Many film characters, however, are still sketched out by hand, and computers are unlikely to take over completely. "With The Hunchback of Notre Dame it's very much a mixture," he said. "If you use computers for everything, it is more expensive."

The all-round computer approach has been seen in blockbusters where budgets have concentrated on special effects rather than on the cast.

"When you see a pounds 70m movie with a B-list cast, the money is going on computer effects." Ironically, the latest British success is based on the lowest-tech special effect of all: Plasticine. Michael Rose, head of development for Aardman Animations, creators of the award-winning Wallace and Gromit films, said his company was sticking to Plasticine for their first major film project that is now underway and intended for worldwide distribution.

"We're making a traditional model-animated film in the style that we've always used with Wallace and Gromit," said Mr Rose. "In general, the success of any animated film is entirely down to the originality of the idea and originality of the script. I don't think it's a question of either/or.
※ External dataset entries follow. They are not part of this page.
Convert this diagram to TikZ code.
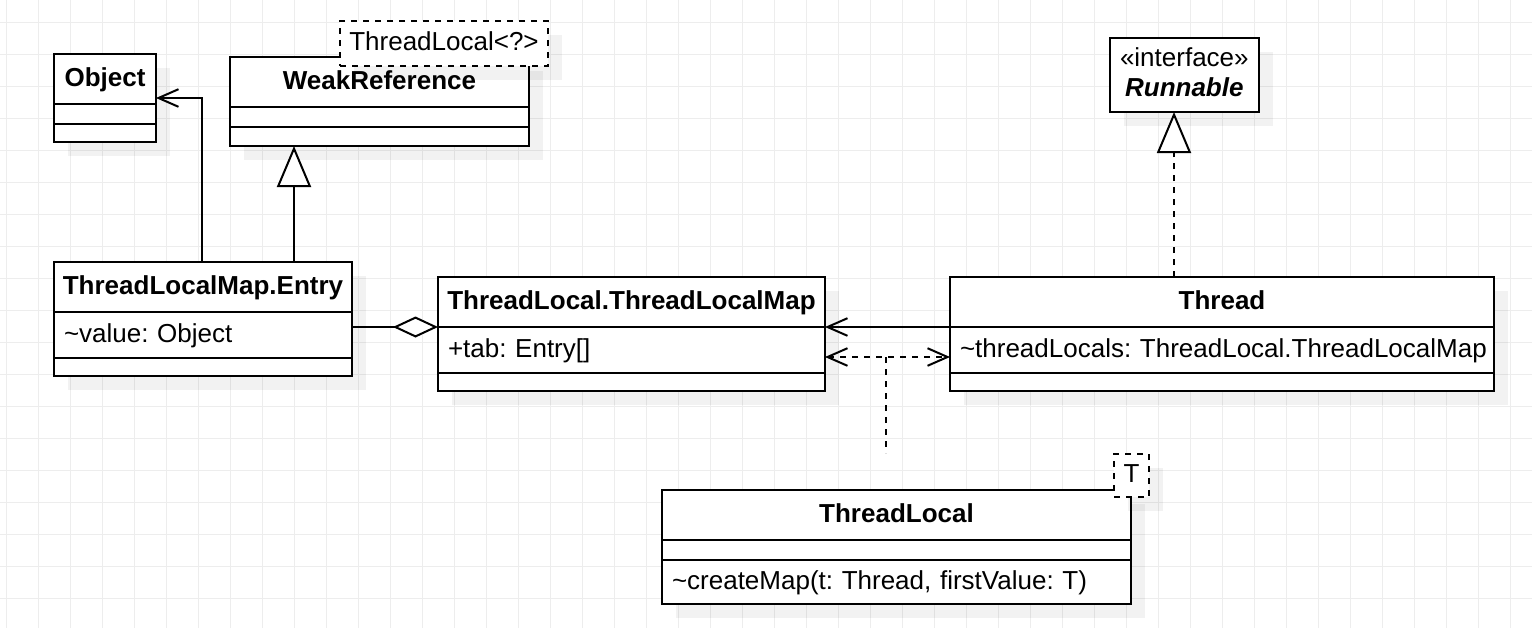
\documentclass[tikz,border=0pt]{standalone}
\usepackage{fontspec}
\setmainfont{Liberation Sans}
\usetikzlibrary{arrows.meta,calc,positioning,shadows}

\begin{document}
\begin{tikzpicture}[
    x=0.5pt, y=-0.5pt,
    font=\fontsize{13}{15.6}\selectfont\frenchspacing,
    gridline/.style={draw=black!7, line width=0.5pt},
    shd/.style={drop shadow={shadow xshift=7pt, shadow yshift=-7pt, fill=black, opacity=0.05}},
    part/.style={draw, fill=white, line width=1pt, outer sep=0pt, inner xsep=5pt, inner ysep=0pt, shd},
    head/.style={part, inner xsep=2pt, font=\fontsize{13}{15.6}\selectfont\frenchspacing\bfseries, text height=9.5pt, text depth=2.5pt, minimum height=25pt, anchor=north west},
    field/.style={part, align=left, text height=9.5pt, text depth=2.5pt, below=0pt of #1},
    slot/.style={part, below=0pt of #1},
    tparam/.style={part, dash pattern=on 3pt off 3pt, inner xsep=0pt, text height=9.5pt, text depth=2.5pt, anchor=north west},
    assoc/.style={-{Straight Barb[length=10pt, width=8.8pt]}, line width=1pt},
    dep/.style={{Straight Barb[length=10pt, width=8.8pt]}-{Straight Barb[length=10pt, width=8.8pt]}, line width=1pt, dash pattern=on 3pt off 3pt},
    link/.style={line width=1pt, dash pattern=on 3pt off 3pt},
    gen/.style={-{Triangle[length=20.5pt, width=17pt, fill=white]}, line width=1pt},
    real/.style={gen, dash pattern=on 3pt off 3pt},
    agg/.style={-{Diamond[length=22.5pt, width=10.5pt, fill=white]}, line width=1pt}
]

% background grid
\fill[white] (0,0) rectangle (1532,628);
\useasboundingbox (0,0) rectangle (1532,628);
\foreach \gx in {6,38,...,1510} \draw[gridline] (\gx,0) -- (\gx,628);
\foreach \gy in {22,54,...,598} \draw[gridline] (0,\gy) -- (1532,\gy);

% ---------------- top row ----------------
\node[head, minimum width=51pt] (object) at (54,54) {Object};
\node[slot=object, minimum width=51pt, minimum height=10pt] (object-a) {};
\node[slot=object-a, minimum width=51pt, minimum height=9pt] (object-m) {};

\node[head, minimum width=149.5pt] (wref) at (230,57) {WeakReference};
\node[slot=wref, minimum width=149.5pt, minimum height=10pt] (wref-a) {};
\node[slot=wref-a, minimum width=149.5pt, minimum height=9.5pt] (wref-m) {};
\node[tparam, minimum width=104pt, minimum height=22.5pt] (wref-t) at (340,21) {ThreadLocal<?>};

\node[part, anchor=north west, minimum width=73.5pt, minimum height=37pt, align=center, text depth=3pt] (runnable) at (1110,38)
{«interface»\\[-1pt]\textbf{\textit{Runnable}}};

% ---------------- middle row ----------------
\node[head, minimum width=149pt] (entry) at (54,262) {ThreadLocalMap.Entry};
\node[field=entry, text width=139pt, minimum height=23pt] (entry-a) {\textasciitilde value: Object};
\node[slot=entry-a, minimum width=149pt, minimum height=9pt] (entry-m) {};

\node[head, minimum width=193.5pt] (tlmap) at (438,277) {ThreadLocal.ThreadLocalMap};
\node[field=tlmap, text width=183.5pt, minimum height=23pt] (tlmap-a) {+tab: Entry[]};
\node[slot=tlmap-a, minimum width=193.5pt, minimum height=9pt] (tlmap-m) {};

\node[head, minimum width=272pt] (thread) at (950,277) {Thread};
\node[field=thread, text width=262pt, minimum height=23pt] (thread-a) {\mbox{\textasciitilde threadLocals: ThreadLocal.ThreadLocalMap}};
\node[slot=thread-a, minimum width=272pt, minimum height=9pt] (thread-m) {};

% ---------------- bottom ----------------
\node[head, minimum width=234.5pt] (tlocal) at (662,490) {ThreadLocal};
\node[slot=tlocal, minimum width=234.5pt, minimum height=10pt] (tlocal-a) {};
\node[field=tlocal-a, text width=224.5pt, minimum height=22pt] (tlocal-m) {\mbox{\textasciitilde createMap(t: Thread, firstValue: T)}};
\node[tparam, minimum width=17.5pt, minimum height=21.5pt] (tlocal-t) at (1114,454) {T};

% ---------------- connectors ----------------
\draw[assoc] ($(entry.north west)+(148,0)$) |- ($(object.north east)+(0,44)$);
\draw[gen] ($(entry.north west)+(240,0)$) coordinate (g0) -- (g0 |- wref-m.south);
\draw[agg] (entry-a.east |- tlmap.south) -- (tlmap.south west);
\draw[assoc] (thread.south west) -- (tlmap.south east);
\draw[dep] ($(tlmap-a.north east)+(0,30)$) coordinate (d0) -- (d0 -| thread-a.west);
\coordinate (lk0) at ($(d0)+(61,0)$);
\coordinate (lk1) at ($(lk0)+(0,96)$);
\draw[link] (lk0) -- (lk1);
\draw[real] ($(thread.north west)+(224,0)$) coordinate (r0) -- (r0 |- runnable.south);

\end{tikzpicture}
\end{document}
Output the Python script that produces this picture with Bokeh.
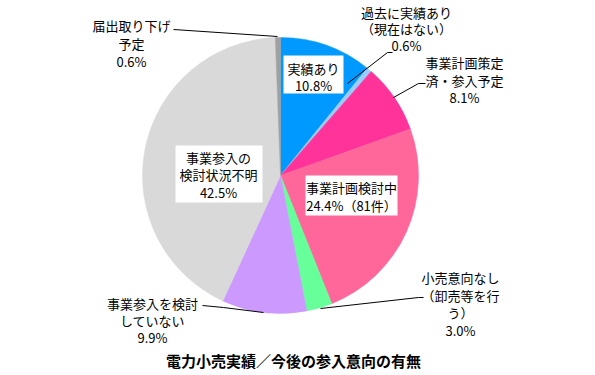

"Whether you use computer-generated images as in Toy Story or model animation as we do, it's just a technique ... The nice thing about Plasticine is you can see the thumbprints and all ... We like that. You can never get that feeling with computers. But we do use computers in post-production."

Mr Rose agreed with Disney about the expense of high-tech. "Toy Story cost about $40 million. Hi-tech is neither very cheap nor expensive. Computers aren't necessarily cheaper."

He said he did not think animation would die out altogether. "It's been around since the invention of cinema, and it is a wonderfully concise and expressive medium. You can do things with animation that you can't necessarily do with live action. You can tell stories in a way that is quite different and quite magical. I don't think that will ever be replaced."